= Leila Bram =

American mathematician

Leila Ann Dragonette Bram (1927–September 7, 1979) was an American mathematician. She was one of the first to study mock theta functions, and for many years directed the mathematics program at the Office of Naval Research, a position where she set the program for much of mathematics research.

==Early life and education==
Bram was born in 1927, in Drexel Hill, Pennsylvania, and was educated at the Lansdowne High School in Maryland. As an undergraduate at Bryn Mawr College, she double-majored in mathematics and physics, won the Maria L. Eastman Brooke Hall Memorial Scholarship and European Fellowship, the college's highest honor, and did an honors thesis on beta ray spectroscopy. She graduated in 1947.

She went to the University of Pennsylvania for graduate study in mathematics, earning a master's degree and a Ph.D. there.
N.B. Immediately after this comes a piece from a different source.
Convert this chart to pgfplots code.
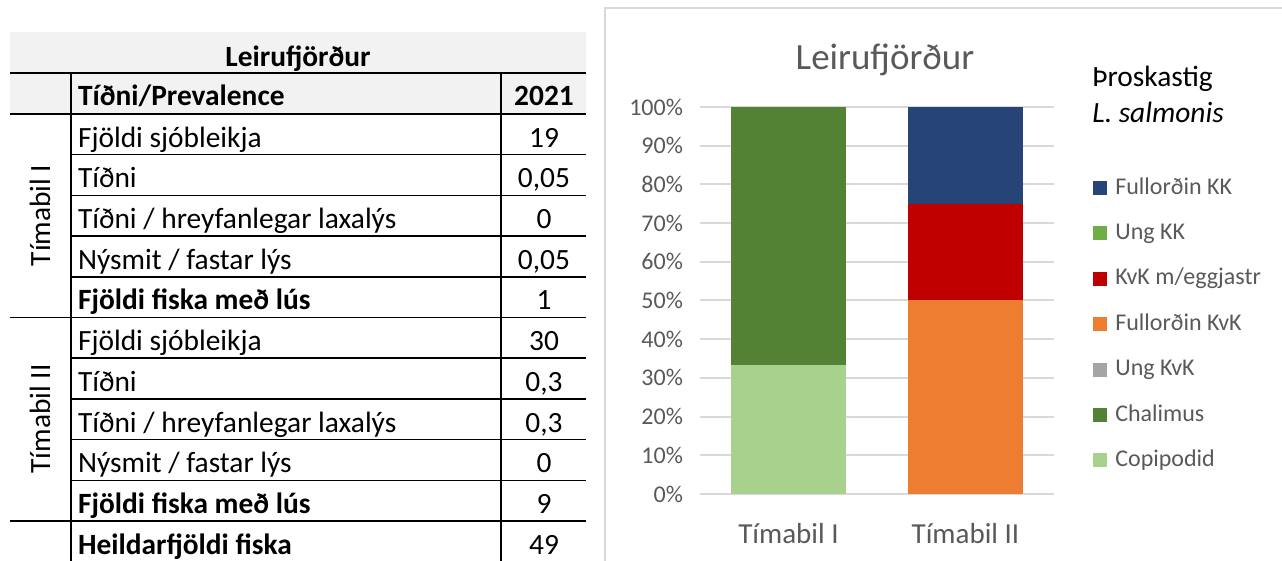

Her 1951 doctoral dissertation, Asymptotic Formula for the Mock Theta Series of Ramanujan, was supervised by Hans Rademacher; it (and the journal version she published from it) became one of only three works to study the mock theta functions between Ramanujan in the 1920s and the work of George Andrews beginning in 1966.

==Career and later life==
After completing her Ph.D., Bram became a postdoctoral fellow at the Office of Naval Research, and took a permanent position as a mathematician there beginning in 1953, from which she was on leave from 1955 to 1959. At the Office of Naval Research, she later headed the Mathematics Bureau, and then the Mathematics Program. Among her projects there was the establishment of a conference series connecting computer graphics to mathematics that became the International Conferences on Computer Aided Geometric Design.

She died of cancer on September 7, 1979.